Everyone knows that revenue is a precursor to profits, but how much profit; that is the impedance behind Cost Accounting. Tax purposes and Wall Street projections are all about the aggregate revenue minus expenses. But this doesn't help make the micro level business decisions on whether individual products are profitable, the advantage of switching suppliers or if that last advertising campaign was worth the investment.
Fundamentally Cost Accounting deals with the collection and allocation of expenditures to the products that those expenses support, whether it is raw materials, services, labor or overhead. This allocation is a continual activity as prices and costs fluctuate. Even with new product ideas need to go through a cost accounting evaluation to help set pricing levels to cover the costs to produce and deliver the product to the customer.

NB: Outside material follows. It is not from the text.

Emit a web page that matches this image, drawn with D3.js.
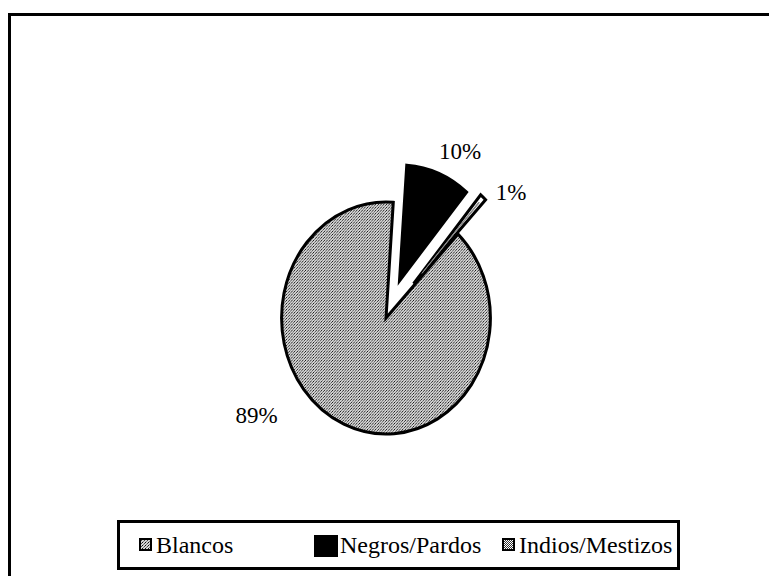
<!DOCTYPE html>
<meta charset="utf-8">
<style>
    body { margin: 0; background: #fff; }
    svg { display: block; }
</style>
<script src="https://d3js.org/d3.v7.min.js"></script>
<body>
<div id="chart"></div>
<script>
    // data
    var categories = ["Blancos", "Negros/Pardos", "Indios/Mestizos"];
    var values = [89, 10, 1];
    var labels = ["89%", "10%", "1%"];

    // styling / layout
    var width = 769, height = 576;
    var font = "'Liberation Serif'";
    var cx = 386, cy = 318, radius = 116, squashX = 0.9;
    var firstSliceDeg = 43.6;
    var explode = [0, 40, 46];
    var labelAt = [[233, 162], [24, 182], [45, 177]];   // [angle deg, distance]
    var legendX = [139, 315, 502];

    var svg = d3.select("#chart").append("svg")
        .attr("width", width)
        .attr("height", height);

    var defs = svg.append("defs");
    var dots = defs.append("pattern")
        .attr("id", "dots")
        .attr("width", 3).attr("height", 3)
        .attr("patternUnits", "userSpaceOnUse");
    dots.append("rect").attr("width", 3).attr("height", 3).attr("fill", "#d4d4d4");
    dots.append("rect").attr("width", 1).attr("height", 1).attr("fill", "#111");
    dots.append("rect").attr("x", 2).attr("y", 1).attr("width", 1).attr("height", 1).attr("fill", "#444");
    dots.append("rect").attr("x", 1).attr("y", 2).attr("width", 1).attr("height", 1).attr("fill", "#777");

    var checks = defs.append("pattern")
        .attr("id", "checks")
        .attr("width", 2).attr("height", 2)
        .attr("patternUnits", "userSpaceOnUse");
    checks.append("rect").attr("width", 2).attr("height", 2).attr("fill", "#fff");
    checks.append("rect").attr("width", 1).attr("height", 1).attr("fill", "#333");
    checks.append("rect").attr("x", 1).attr("y", 1).attr("width", 1).attr("height", 1).attr("fill", "#333");

    var fills = ["url(#dots)", "#000", "#fff"];
    var legendFills = ["url(#dots)", "#000", "url(#checks)"];

    // outer frame (runs off the right and bottom of the scan)
    svg.append("rect")
        .attr("x", 9.5).attr("y", 14.5)
        .attr("width", 800).attr("height", 600)
        .attr("fill", "none")
        .attr("stroke", "#000")
        .attr("stroke-width", 3);

    var deg = Math.PI / 180;
    var pie = d3.pie()
        .sort(null)
        .startAngle(firstSliceDeg * deg)
        .endAngle(firstSliceDeg * deg + 2 * Math.PI)
        .value(function (d) { return d; });

    var arc = d3.arc().innerRadius(0).outerRadius(radius);
    var slices = pie(values);

    function shift(d, i) {
        var mid = (d.startAngle + d.endAngle) / 2;
        return "translate(" + (Math.sin(mid) * explode[i]) + "," + (-Math.cos(mid) * explode[i]) + ")";
    }

    var g = svg.append("g")
        .attr("transform", "translate(" + cx + "," + cy + ") scale(" + squashX + ",1)");

    g.selectAll("path.slice")
        .data(slices)
        .enter().append("path")
        .attr("class", "slice")
        .attr("d", arc)
        .attr("transform", shift)
        .attr("fill", function (d, i) { return fills[i]; })
        .attr("stroke", "#000")
        .attr("stroke-width", 3)
        .attr("stroke-linejoin", "miter")
        .attr("vector-effect", "non-scaling-stroke");

    // inner grey line of the thin slice
    var thin = slices[2];
    var thinMid = (thin.startAngle + thin.endAngle) / 2;
    g.append("path")
        .attr("d", d3.arc().innerRadius(14).outerRadius(radius - 7)
            .startAngle(thinMid - 0.004)
            .endAngle(thinMid + 0.004)())
        .attr("transform", shift(thin, 2))
        .attr("fill", "#888")
        .attr("stroke", "#888")
        .attr("stroke-width", 1)
        .attr("vector-effect", "non-scaling-stroke");

    // percentage labels
    svg.selectAll("text.pct")
        .data(labels)
        .enter().append("text")
        .attr("class", "pct")
        .attr("x", function (d, i) { return cx + Math.sin(labelAt[i][0] * deg) * labelAt[i][1]; })
        .attr("y", function (d, i) { return cy - Math.cos(labelAt[i][0] * deg) * labelAt[i][1]; })
        .attr("text-anchor", "middle")
        .attr("dominant-baseline", "central")
        .attr("font-family", font)
        .attr("font-size", 23)
        .text(function (d) { return d; });

    // legend
    svg.append("rect")
        .attr("x", 118.5).attr("y", 521.5)
        .attr("width", 560).attr("height", 47)
        .attr("fill", "#fff")
        .attr("stroke", "#000")
        .attr("stroke-width", 3);

    var items = svg.selectAll("g.legend")
        .data(categories)
        .enter().append("g")
        .attr("class", "legend")
        .attr("transform", function (d, i) { return "translate(" + legendX[i] + ",545)"; });

    items.append("rect")
        .attr("x", function (d, i) { return i === 1 ? 0 : 1; })
        .attr("y", function (d, i) { return i === 1 ? -9 : -6; })
        .attr("width", function (d, i) { return i === 1 ? 22 : 11; })
        .attr("height", function (d, i) { return i === 1 ? 20 : 11; })
        .attr("fill", function (d, i) { return legendFills[i]; })
        .attr("stroke", "#000")
        .attr("stroke-width", 2);

    items.append("text")
        .attr("x", function (d, i) { return i === 1 ? 25 : 17; })
        .attr("y", 8)
        .attr("font-family", font)
        .attr("font-size", 24)
        .text(function (d) { return d; });
</script>
</body>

Businesses care if individual deals and specific products are profitable. The more that a company can relate tangible costs to their goods and services, the more intelligently they can make decisions on the viability and projection of the benefit of further commitment and investment into that product line or model as a whole or each sale in itself.

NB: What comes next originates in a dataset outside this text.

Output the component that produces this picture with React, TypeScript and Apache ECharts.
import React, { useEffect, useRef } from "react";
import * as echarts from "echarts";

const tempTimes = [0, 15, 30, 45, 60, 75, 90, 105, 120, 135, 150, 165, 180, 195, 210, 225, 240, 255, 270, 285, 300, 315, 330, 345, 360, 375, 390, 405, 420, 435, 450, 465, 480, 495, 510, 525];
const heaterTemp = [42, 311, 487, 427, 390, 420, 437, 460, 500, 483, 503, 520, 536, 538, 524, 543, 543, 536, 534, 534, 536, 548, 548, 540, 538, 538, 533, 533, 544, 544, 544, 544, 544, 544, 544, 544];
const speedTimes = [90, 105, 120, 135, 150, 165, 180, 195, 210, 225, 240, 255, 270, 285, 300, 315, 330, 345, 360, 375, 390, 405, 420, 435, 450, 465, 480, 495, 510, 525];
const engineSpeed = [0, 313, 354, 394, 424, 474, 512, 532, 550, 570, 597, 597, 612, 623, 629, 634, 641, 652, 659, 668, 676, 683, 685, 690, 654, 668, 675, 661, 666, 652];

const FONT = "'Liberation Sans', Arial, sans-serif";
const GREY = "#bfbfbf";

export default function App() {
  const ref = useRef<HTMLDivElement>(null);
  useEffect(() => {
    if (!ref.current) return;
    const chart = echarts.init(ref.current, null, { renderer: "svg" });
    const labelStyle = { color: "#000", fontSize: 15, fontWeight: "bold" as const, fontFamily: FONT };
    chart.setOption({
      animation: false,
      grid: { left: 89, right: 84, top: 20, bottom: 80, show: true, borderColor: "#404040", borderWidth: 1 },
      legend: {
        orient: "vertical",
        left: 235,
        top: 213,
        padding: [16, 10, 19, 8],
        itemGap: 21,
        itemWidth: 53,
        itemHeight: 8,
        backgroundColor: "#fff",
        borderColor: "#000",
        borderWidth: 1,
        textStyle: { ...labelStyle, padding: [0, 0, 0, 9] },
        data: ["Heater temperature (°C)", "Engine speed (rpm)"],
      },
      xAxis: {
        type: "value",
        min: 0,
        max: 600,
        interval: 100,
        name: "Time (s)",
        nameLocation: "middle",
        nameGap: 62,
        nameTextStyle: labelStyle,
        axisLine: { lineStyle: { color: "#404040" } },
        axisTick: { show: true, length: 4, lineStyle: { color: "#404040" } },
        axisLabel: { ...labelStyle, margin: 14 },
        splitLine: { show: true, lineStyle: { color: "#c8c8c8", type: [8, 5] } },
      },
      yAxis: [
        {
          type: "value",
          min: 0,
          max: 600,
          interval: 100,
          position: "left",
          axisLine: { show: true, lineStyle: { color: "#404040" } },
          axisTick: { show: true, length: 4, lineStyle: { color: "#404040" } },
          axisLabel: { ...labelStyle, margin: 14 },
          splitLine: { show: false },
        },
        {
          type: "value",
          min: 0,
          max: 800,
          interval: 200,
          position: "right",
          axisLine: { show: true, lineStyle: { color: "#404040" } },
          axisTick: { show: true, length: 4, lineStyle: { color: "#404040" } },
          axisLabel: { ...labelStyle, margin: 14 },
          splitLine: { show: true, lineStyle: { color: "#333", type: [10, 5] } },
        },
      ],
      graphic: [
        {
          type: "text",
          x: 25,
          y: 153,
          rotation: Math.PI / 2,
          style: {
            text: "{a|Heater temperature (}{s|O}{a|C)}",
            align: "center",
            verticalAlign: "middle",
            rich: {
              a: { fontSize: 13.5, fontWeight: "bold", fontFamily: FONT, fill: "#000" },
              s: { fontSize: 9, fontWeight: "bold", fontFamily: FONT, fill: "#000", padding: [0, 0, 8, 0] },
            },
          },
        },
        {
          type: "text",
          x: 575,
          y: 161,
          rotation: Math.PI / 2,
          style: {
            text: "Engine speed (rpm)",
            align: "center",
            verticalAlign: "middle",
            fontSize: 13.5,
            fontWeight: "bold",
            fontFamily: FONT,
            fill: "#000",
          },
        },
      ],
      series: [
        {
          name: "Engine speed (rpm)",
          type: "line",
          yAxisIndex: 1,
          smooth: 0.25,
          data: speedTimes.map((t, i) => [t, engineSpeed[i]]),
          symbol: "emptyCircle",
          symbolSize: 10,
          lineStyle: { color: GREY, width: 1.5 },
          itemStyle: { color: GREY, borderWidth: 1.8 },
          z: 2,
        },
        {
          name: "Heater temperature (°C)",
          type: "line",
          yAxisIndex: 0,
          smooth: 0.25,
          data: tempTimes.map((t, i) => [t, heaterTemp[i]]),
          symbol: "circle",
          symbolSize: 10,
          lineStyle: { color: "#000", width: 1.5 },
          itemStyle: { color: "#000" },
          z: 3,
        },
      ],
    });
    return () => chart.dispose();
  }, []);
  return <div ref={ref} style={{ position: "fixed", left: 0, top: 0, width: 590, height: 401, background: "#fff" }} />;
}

The cost structure of products managed by the cost account is typically made up of three major components: Material, Labor, and Overhead. The material component is the raw material or purchased components which go into making or assembling the product. Labor is the cost of personnel used to assemble these material components into a finished and sellable product. The labor is usually applied through a computer system used to capture or record the labor time a resource applies to a "work order" to make or assemble one or more products. This labor time is multiplied by the resource rate (or cost) to apply the labor portion of the cost. The overhead is an attempt to capture the indirect costs, such as sales and administration, which is difficult to assign to individual products. This is usually applied as a fixed amount or as a percentage of the labor applied.
The challenge of applying overhead costs appropriately and in a more detailed basis, as opposed to an aggregate burden figure has driven many companies into a activity-based cost accounting effort which instead of applying a flat rate or percentage of labor, indirect cost are applied as incurred or over a period of cost adjustments using cost drivers and sometimes applying these cost to other bases besides products; like customers, markets or projects.
Where accounting in general "provides quantitative information about the finances of a business entity", Cost Accounting focuses on the collection and management of the cost structure of individual products and the business operating costs within a business entity.